Skip the pictures. Set down, word for word, the lines from the start of the material up to and including the line with "XAxis, YAxis, CartesianGrid".

****************

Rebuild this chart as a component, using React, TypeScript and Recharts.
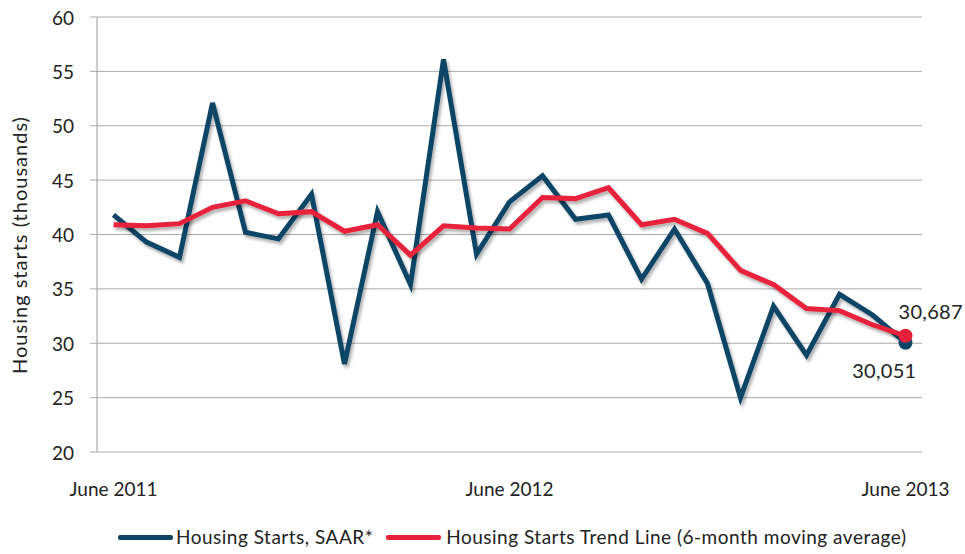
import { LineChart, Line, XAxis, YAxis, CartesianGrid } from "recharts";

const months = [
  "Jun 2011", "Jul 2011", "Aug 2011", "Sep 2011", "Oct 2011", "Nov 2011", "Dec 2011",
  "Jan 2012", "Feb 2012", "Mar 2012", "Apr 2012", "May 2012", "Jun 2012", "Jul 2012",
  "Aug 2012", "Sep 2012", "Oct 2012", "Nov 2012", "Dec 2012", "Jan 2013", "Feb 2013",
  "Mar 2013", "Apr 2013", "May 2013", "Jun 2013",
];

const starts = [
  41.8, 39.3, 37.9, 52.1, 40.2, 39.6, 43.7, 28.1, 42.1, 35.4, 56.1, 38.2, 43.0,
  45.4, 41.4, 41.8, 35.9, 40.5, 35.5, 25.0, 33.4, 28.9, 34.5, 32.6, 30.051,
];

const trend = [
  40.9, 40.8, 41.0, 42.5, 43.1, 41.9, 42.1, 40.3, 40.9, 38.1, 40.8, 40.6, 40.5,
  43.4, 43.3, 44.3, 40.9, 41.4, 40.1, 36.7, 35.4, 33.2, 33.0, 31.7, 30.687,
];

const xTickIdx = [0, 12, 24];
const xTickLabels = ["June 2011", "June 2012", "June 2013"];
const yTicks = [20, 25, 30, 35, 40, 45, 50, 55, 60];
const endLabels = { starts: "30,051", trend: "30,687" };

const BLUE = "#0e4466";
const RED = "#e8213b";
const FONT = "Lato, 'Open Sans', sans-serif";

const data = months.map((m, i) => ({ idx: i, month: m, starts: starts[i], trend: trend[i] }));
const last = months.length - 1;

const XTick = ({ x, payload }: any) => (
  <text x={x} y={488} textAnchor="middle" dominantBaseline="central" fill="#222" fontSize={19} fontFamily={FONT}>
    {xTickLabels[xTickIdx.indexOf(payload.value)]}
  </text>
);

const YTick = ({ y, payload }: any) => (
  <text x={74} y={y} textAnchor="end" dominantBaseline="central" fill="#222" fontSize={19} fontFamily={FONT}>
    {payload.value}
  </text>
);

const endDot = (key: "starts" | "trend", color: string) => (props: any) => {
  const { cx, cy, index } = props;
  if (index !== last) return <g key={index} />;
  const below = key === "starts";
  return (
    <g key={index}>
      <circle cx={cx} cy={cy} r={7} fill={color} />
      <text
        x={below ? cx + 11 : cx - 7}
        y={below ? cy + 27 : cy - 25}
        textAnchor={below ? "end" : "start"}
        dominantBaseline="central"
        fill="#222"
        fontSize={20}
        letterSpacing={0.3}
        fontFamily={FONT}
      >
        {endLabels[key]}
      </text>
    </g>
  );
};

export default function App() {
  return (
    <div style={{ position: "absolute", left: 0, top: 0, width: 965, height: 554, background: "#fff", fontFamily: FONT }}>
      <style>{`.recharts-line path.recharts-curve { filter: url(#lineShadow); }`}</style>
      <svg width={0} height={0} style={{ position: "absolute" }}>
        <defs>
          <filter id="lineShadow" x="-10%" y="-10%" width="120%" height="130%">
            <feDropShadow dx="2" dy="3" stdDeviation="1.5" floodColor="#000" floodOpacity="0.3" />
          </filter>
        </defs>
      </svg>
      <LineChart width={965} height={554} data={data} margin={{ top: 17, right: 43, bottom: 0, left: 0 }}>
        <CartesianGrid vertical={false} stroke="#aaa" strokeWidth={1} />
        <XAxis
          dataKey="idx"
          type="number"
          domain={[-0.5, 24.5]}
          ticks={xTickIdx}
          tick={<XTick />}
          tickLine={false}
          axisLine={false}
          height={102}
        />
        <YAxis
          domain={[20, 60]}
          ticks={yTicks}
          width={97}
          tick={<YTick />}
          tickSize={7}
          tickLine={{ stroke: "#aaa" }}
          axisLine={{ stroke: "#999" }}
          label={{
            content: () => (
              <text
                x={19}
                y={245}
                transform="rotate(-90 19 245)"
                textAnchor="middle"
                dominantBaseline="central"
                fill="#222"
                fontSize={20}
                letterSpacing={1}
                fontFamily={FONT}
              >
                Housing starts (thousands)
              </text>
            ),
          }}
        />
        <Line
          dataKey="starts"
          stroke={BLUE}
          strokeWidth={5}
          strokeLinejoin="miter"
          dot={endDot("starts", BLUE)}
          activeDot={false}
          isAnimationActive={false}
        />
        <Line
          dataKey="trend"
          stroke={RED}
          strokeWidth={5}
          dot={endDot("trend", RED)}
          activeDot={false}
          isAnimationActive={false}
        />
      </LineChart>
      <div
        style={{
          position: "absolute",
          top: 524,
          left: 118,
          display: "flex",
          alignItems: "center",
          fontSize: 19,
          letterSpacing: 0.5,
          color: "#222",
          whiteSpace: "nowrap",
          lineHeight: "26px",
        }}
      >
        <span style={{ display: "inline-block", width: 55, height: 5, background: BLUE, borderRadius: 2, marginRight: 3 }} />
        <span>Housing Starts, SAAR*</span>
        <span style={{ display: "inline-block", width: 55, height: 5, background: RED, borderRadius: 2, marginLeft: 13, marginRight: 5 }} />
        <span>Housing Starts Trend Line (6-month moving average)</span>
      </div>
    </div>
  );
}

****************

_WRITTEN ANSWER:_
Rebuild this chart as a component, using React, TypeScript and Recharts.
import { LineChart, Line, XAxis, YAxis, CartesianGrid } from "recharts";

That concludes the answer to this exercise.